The conversations you have with yourself set the tone for your life on a day-to-day, moment-by-moment basis. Because this is true, how you talk to yourself matters more than any other conversation, past, present or future—more than the impact of your greatest mentor or the verbal blows from your worst tyrant.

Intuitively, we understand that we are the choreographers of our lives. We know that our internal dialogue is the music we dance to. And yet, if someone had the ability to monitor our self-talk what might they witness? Would they hear beautiful, uplifting melodies or a cacophony of ugly noise?
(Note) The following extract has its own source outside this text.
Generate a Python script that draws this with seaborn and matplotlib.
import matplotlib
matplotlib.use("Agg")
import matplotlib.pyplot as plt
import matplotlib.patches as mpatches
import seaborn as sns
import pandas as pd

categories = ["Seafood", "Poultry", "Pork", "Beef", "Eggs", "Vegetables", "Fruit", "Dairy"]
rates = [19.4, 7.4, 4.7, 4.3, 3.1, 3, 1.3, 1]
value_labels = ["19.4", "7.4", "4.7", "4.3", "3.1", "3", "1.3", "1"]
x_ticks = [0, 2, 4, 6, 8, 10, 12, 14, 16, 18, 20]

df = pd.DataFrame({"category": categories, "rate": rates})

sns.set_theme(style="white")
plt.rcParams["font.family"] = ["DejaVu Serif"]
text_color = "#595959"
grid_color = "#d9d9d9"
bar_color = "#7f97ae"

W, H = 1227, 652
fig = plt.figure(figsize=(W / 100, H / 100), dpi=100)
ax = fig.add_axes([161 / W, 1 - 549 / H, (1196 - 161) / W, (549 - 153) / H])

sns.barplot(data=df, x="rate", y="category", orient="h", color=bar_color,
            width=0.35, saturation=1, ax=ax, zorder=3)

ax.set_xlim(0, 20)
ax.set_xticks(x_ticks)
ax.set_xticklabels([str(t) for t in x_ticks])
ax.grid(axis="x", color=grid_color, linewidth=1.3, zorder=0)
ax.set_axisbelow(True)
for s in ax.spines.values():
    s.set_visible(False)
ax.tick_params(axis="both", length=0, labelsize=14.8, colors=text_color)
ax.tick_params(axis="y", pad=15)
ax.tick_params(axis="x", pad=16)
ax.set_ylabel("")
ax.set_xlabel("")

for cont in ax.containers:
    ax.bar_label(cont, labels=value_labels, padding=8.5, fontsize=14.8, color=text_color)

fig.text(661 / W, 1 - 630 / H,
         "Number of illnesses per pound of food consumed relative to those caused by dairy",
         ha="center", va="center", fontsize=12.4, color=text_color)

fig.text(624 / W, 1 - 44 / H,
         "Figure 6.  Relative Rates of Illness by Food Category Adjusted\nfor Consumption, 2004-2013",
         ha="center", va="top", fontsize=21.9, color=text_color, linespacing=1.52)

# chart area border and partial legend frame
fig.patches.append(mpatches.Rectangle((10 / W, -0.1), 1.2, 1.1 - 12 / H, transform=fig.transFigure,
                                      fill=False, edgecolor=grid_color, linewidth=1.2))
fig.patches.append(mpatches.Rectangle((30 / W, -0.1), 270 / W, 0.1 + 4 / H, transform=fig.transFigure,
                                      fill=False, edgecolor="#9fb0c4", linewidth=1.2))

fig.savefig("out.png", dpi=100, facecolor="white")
Do any of these conversation pieces sound familiar?

How could I be so stupid?

What is wrong with me?

I’ll never figure this out.

It’s useless; I might as well give up.

How could I forget something so important?
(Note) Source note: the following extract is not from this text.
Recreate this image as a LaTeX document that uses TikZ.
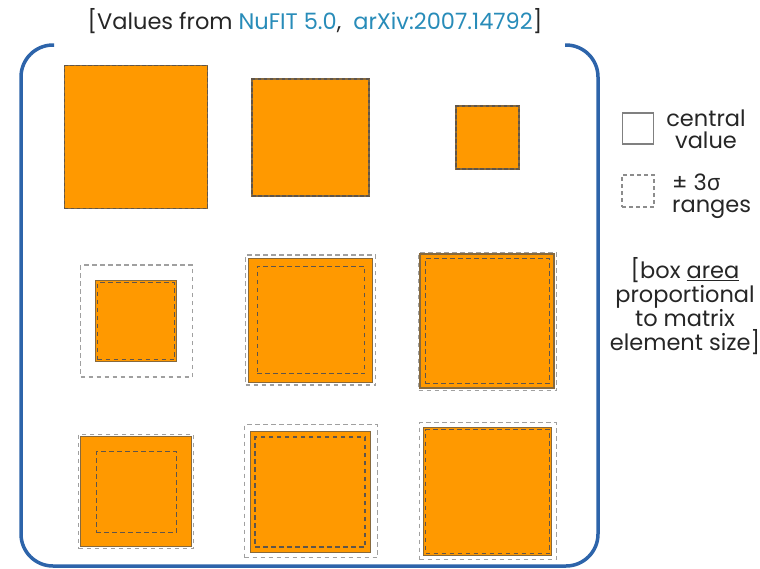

Don’t even bother; they’d never choose you.

The problem with all self-deprecating statements (and I’m sure you have some unique ones of your own) is that they attract to us the very circumstances we do not want. The Law of Attraction says that you get more of what you focus on. By focusing on our perceived defects, we attract people who agree with our self-assessment.

Yes, that’s correct. When people who judge us harshly show up in our lives, we have attracted them through our own internal negative focus. People who have high self-esteem do not attract bullies because they do not bully themselves.

So how do you go about shifting negative self-conversation? There are a number of ways to do so:

Argue with the voice in your head. Just because you have harsh thoughts about yourself doesn’t make them true. Say to the internal critic,” Thank you for sharing. However, I disagree with you.”

Keep track of what you’ve done well. Your internal critic is masterful at keeping track of your errors. Fight back by mindfully tracking your successes. Write these deeds down and set aside a special place to keep them—a beautiful box, a file folder, or a notebook. Refer to them whenever your inner critic has you by the throat.

Write yourself love letters (or emails). We spend too much time looking outside of ourselves for encouragement. When we write the kinds of affirming letters of admiration that we wish others would send, we begin attracting people who agree with our positive opinion of our worth.

Keep in mind that these exercises are not an instant fix. You’ve spent a lifetime developing your internal language; it will take some time to shift it to a more melodious one. The more often you use these tools, the more quickly your point of attraction will shift.

Sometimes I wonder why it’s so difficult for us to do things that on paper seem to be so easy. I don’t know why we scold ourselves or have self-limiting conversations. I leave that up to the psychologists. What I do know is that we are the only ones who can do something about it. And that, my friends is a conversation worth having!